38. Leaving aside whether there is such a “contractual” requirement, it is clear from the affidavit of
Mr. White that the “demand letter” was not that issued in January, 2013 but rather was dated of
13th March, 2013. He suggests that the earlier letter was a “pre-demand letter”, a suggestion
which if a court had to adjudicate on, might be questionable. In any event, what is relied upon
by the Bank is the 13th March letter, which undoubtedly issued and which undoubtedly correctly
represents the amount sought to be recovered in the special summons. Therefore, despite the
absence of a satisfactory explanation as to why the letter of January, 2013 almost replicated the
demand letter, nonetheless I am satisfied that the March letter constituted a proper demand for
the repayment of the debt, once a default situation under the terms and conditions of the
facility letter had occurred, which it had. Therefore, I do not accept that there is anything in
this point.
Issue No. 5: Mr. Beades acting as Consumer:
39. This ground of complaint can be swiftly dealt with. In the facility letter, under the heading
“Warranty”, it is required of the borrower to warrant and certify that: -
“1.
Many of the provisions of the Consumer Credit Act, 1995, apply to the facility as
the facility is being advanced for the purposes of the borrower’s trade, business or
profession and that the borrower is not therefore a “consumer” within the
meaning of that act.
2.
Many of the provisions of the European Communities (Unfair Terms in Consumer
Contracts) Regulations 1995…apply to the facility as the borrower is not acting for
purposes which are outside his business and the borrower is not therefore a
“consumer” within the meaning of these Regulations.
3.
The borrower understands the effect and importance of this Certificate and has
been advised to take and has been given due opportunity to take separate
independent legal advice on the effect of this Certificate and has taken the
opportunity to take such legal advice.”
Page 13 ⇓
By so accepting the facility, the warranties sought in this paragraph had been given. To allow
therefore Mr. Beades to make any contrary argument at this stage would be in effect to
entertain a submission that he can renege from a transaction, which undoubtedly took place
and which was finalised in all of its relevant aspects.

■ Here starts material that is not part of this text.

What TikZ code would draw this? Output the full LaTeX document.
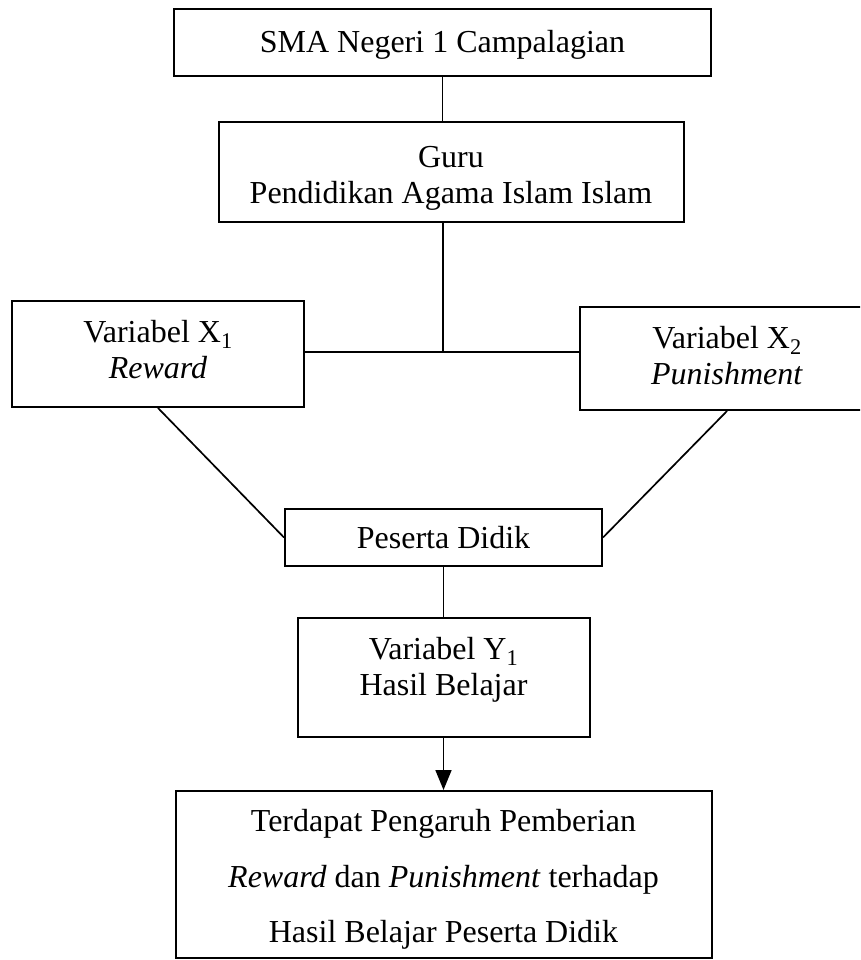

Issue No. 6: Misappropriation of Money:
40. Mr. Beades alleges that for a number of years the Bank accepted a single signature on an
account which by its mandate required two. By reason of this, the person whom he has named
on several occasions, is said to have indulged in the misappropriation of a large sum of money
from such accounts. Therefore, in a broad sense he suggests that this affords him a defence,
worthy of a plenary hearing, to the present application. There are several reasons why this is
not so. Firstly, all of these events unquestionably predated the facility letter by a number of
years. Secondly, in correspondence which was had in 2007, the Bank specifically urged him to
involve the fraud squad if he thought that any misconduct had taken place and furthermore
indicated that they would fully cooperate with any follow-on inquiry. In addition, they invited
him to sue the Bank if he thought fit to do so. Moreover, when admitting this case to the
Commercial List in 2013, Kelly J., on a similar submission being made, queried why he had not
instituted such proceedings and advised Mr. Beades to do so. To date more than 13 years after
first discovering these alleged irregularities and despite the intervening events, some of which I
have described, no such proceedings have taken place. I therefore do not believe that this
assertion or the underlying submission is credible.
41. In any event, the accounts in question were those of companies which Mr. Beades controlled,
but not those of himself personally. Accordingly, even if such malpractice took place, it is
difficult to see how that could be a defence to this case. More appropriately such might ground
either separate proceedings, or even possibly a counterclaim and set off, but if the latter had
been suggested a difficulty would arise in establishing that these alleged events took place in
the same transaction or arose out of the same circumstances or otherwise satisfied the
requirements of equity (Moohan v. S & R Motors (Donegal) Ltd [2007] IEHC 435, [2008] 3 I.R.
650 at p. 656). Whichever, I am satisfied that this assertion is not sustainable.
Conclusion
42. Even applying the lowest threshold that the case law identifies, namely the establishment of an
arguable ground upon which it might be said that a plausible defence might be established, I
cannot identify any basis within the evidence adduced or the submissions made by Mr. Beades
which would justify such a course. Accordingly, this appeal must be dismissed.